> [REQUIREMENTS]: Filter this material down to the lines that hold "chart", copying each one.

> [DATASET EXCERPT]:
□ □ □ □ □ □ □
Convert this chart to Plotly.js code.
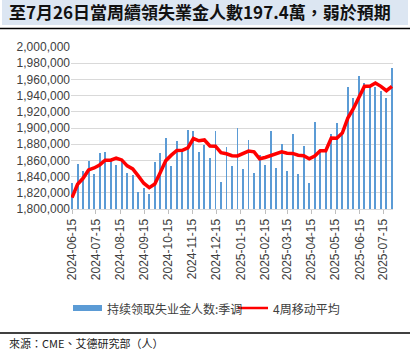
<!DOCTYPE html>
<html>
<head>
<meta charset="utf-8">
<script src="https://cdn.plot.ly/plotly-3.0.1.min.js"></script>
<style>
html,body{margin:0;padding:0;background:#fff;}
#chart{width:410px;height:353px;}
</style>
</head>
<body>
<div id="chart"></div>
<script>
// Weekly dates (week ending)
const weeks = [
  '2024-06-15','2024-06-22','2024-06-29','2024-07-06','2024-07-13','2024-07-20','2024-07-27',
  '2024-08-03','2024-08-10','2024-08-17','2024-08-24','2024-08-31','2024-09-07','2024-09-14',
  '2024-09-21','2024-09-28','2024-10-05','2024-10-12','2024-10-19','2024-10-26','2024-11-02',
  '2024-11-09','2024-11-16','2024-11-23','2024-11-30','2024-12-07','2024-12-14','2024-12-21',
  '2024-12-28','2025-01-04','2025-01-11','2025-01-18','2025-01-25','2025-02-01','2025-02-08',
  '2025-02-15','2025-02-22','2025-03-01','2025-03-08','2025-03-15','2025-03-22','2025-03-29',
  '2025-04-05','2025-04-12','2025-04-19','2025-04-26','2025-05-03','2025-05-10','2025-05-17',
  '2025-05-24','2025-05-31','2025-06-07','2025-06-14','2025-06-21','2025-06-28','2025-07-05',
  '2025-07-12','2025-07-19','2025-07-26'
];
// Continuing claims, seasonally adjusted
const claims = [
  1832000,1855700,1846600,1859400,1843300,1869300,1870500,
  1859400,1854400,1859400,1844500,1842000,1820600,1826400,
  1818600,1858600,1869300,1887800,1852800,1884100,1871800,
  1897700,1896500,1870500,1879200,1863500,1896500,1833400,
  1876800,1852700,1900000,1849600,1885500,1844600,1866900,
  1854500,1896600,1850800,1880500,1847000,1892900,1843400,
  1878000,1832300,1907800,1870000,1873000,1893000,1906500,
  1891500,1951000,1937400,1964000,1955600,1950400,1950600,
  1946000,1936500,1974000
];
// 4-week moving average
const ma4 = [
  1814000,1830500,1837900,1848200,1850700,1854400,1860200,
  1860200,1862700,1860600,1853200,1849500,1840800,1831800,
  1826400,1830900,1845000,1859700,1866500,1872300,1872500,
  1875500,1887000,1884200,1885200,1877800,1877500,1869500,
  1868200,1865800,1865500,1868500,1871500,1870500,1862000,
  1863600,1866100,1867800,1870500,1868800,1868600,1866400,
  1865700,1862000,1865500,1872000,1872000,1887700,1887300,
  1893800,1912300,1923800,1937000,1951400,1951400,1955500,
  1951400,1946000,1951400
];
const tickDates = ['2024-06-15','2024-07-15','2024-08-15','2024-09-15','2024-10-15','2024-11-15',
  '2024-12-15','2025-01-15','2025-02-15','2025-03-15','2025-04-15','2025-05-15','2025-06-15','2025-07-15'];
const titleText = '至7月26日當周續領失業金人數197.4萬，弱於預期';
const legendBar = '持续领取失业金人数:季调';
const legendLine = '4周移动平均';
const sourceText = '來源：CME、艾德研究部（人）';

const W = 410, H = 353;
const mL = 71, mR = 17, mT = 47, mB = 144;
const pw = W - mL - mR, ph = H - mT - mB;
const px = x => (x - mL) / pw;
const py = y => (H - mB - y) / ph;

const cjk = '"Noto Sans CJK TC","Noto Sans CJK SC",sans-serif';

const traces = [
  {
    type: 'bar', x: weeks, y: claims, name: legendBar,
    marker: {color: '#5b9bd5'}, width: 2.4 * 86400000, showlegend: false,
    hovertemplate: '%{x}: %{y:,}<extra></extra>'
  },
  {
    type: 'scatter', mode: 'lines', x: weeks, y: ma4, name: legendLine,
    line: {color: '#ff0000', width: 3.5}, showlegend: false
  }
];

const layout = {
  width: W, height: H,
  margin: {l: mL, r: mR, t: mT, b: mB},
  paper_bgcolor: '#ffffff', plot_bgcolor: '#ffffff',
  font: {family: '"Liberation Sans", Arial, sans-serif', size: 12, color: '#404040'},
  title: {
    text: titleText, xref: 'container', yref: 'container',
    x: 9 / W, xanchor: 'left', y: 1 - 13 / H, yanchor: 'middle',
    font: {family: cjk, size: 17, color: '#111111', weight: 'bold'}
  },
  xaxis: {
    type: 'date', range: ['2024-06-13 16:00', '2025-07-27 08:00'],
    tickvals: tickDates, tickformat: '%Y-%m-%d', tickangle: -90,
    ticks: 'outside', ticklen: 4, tickcolor: '#bfbfbf',
    showline: true, linecolor: '#d9d9d9', linewidth: 1,
    showgrid: false, zeroline: false,
    tickfont: {size: 12, color: '#404040'}
  },
  yaxis: {
    range: [1800000, 2000000], dtick: 20000, tickformat: ',d',
    showgrid: true, gridcolor: '#d9d9d9', gridwidth: 1,
    zeroline: false, showline: false, ticks: '',
    tickfont: {size: 12, color: '#404040'}
  },
  bargap: 0,
  shapes: [
    {type: 'rect', xref: 'paper', yref: 'paper', x0: px(2), x1: px(408), y0: py(25), y1: py(0),
      fillcolor: '#dce6f2', line: {width: 0}, layer: 'below'},
    {type: 'line', xref: 'paper', yref: 'paper', x0: px(0), x1: px(410), y0: py(28.5), y1: py(28.5),
      line: {color: '#000000', width: 1.5}},
    {type: 'rect', xref: 'paper', yref: 'paper', x0: px(73), x1: px(102), y0: py(311), y1: py(305),
      fillcolor: '#5b9bd5', line: {width: 0}},
    {type: 'line', xref: 'paper', yref: 'paper', x0: px(238), x1: px(268), y0: py(308), y1: py(308),
      line: {color: '#ff0000', width: 2.5}},
    {type: 'line', xref: 'paper', yref: 'paper', x0: px(0), x1: px(410), y0: py(333), y1: py(333),
      line: {color: '#000000', width: 1.5}}
  ],
  annotations: [
    {xref: 'paper', yref: 'paper', x: px(105), y: py(308), xanchor: 'left', yanchor: 'middle',
      text: legendBar, showarrow: false, font: {family: cjk, size: 12, color: '#404040'}},
    {xref: 'paper', yref: 'paper', x: px(271), y: py(308), xanchor: 'left', yanchor: 'middle',
      text: legendLine, showarrow: false, font: {family: cjk, size: 12, color: '#404040'}},
    {xref: 'paper', yref: 'paper', x: px(7), y: py(343), xanchor: 'left', yanchor: 'middle',
      text: sourceText, showarrow: false, font: {family: cjk, size: 11, color: '#222222'}}
  ]
};

Plotly.newPlot('chart', traces, layout, {displayModeBar: false, staticPlot: true});
</script>
</body>
</html>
□ □ □ □ □ □ □
> [WORKED ANSWER]:
Convert this chart to Plotly.js code.
#chart{width:410px;height:353px;}
<div id="chart"></div>
Plotly.newPlot('chart', traces, layout, {displayModeBar: false, staticPlot: true});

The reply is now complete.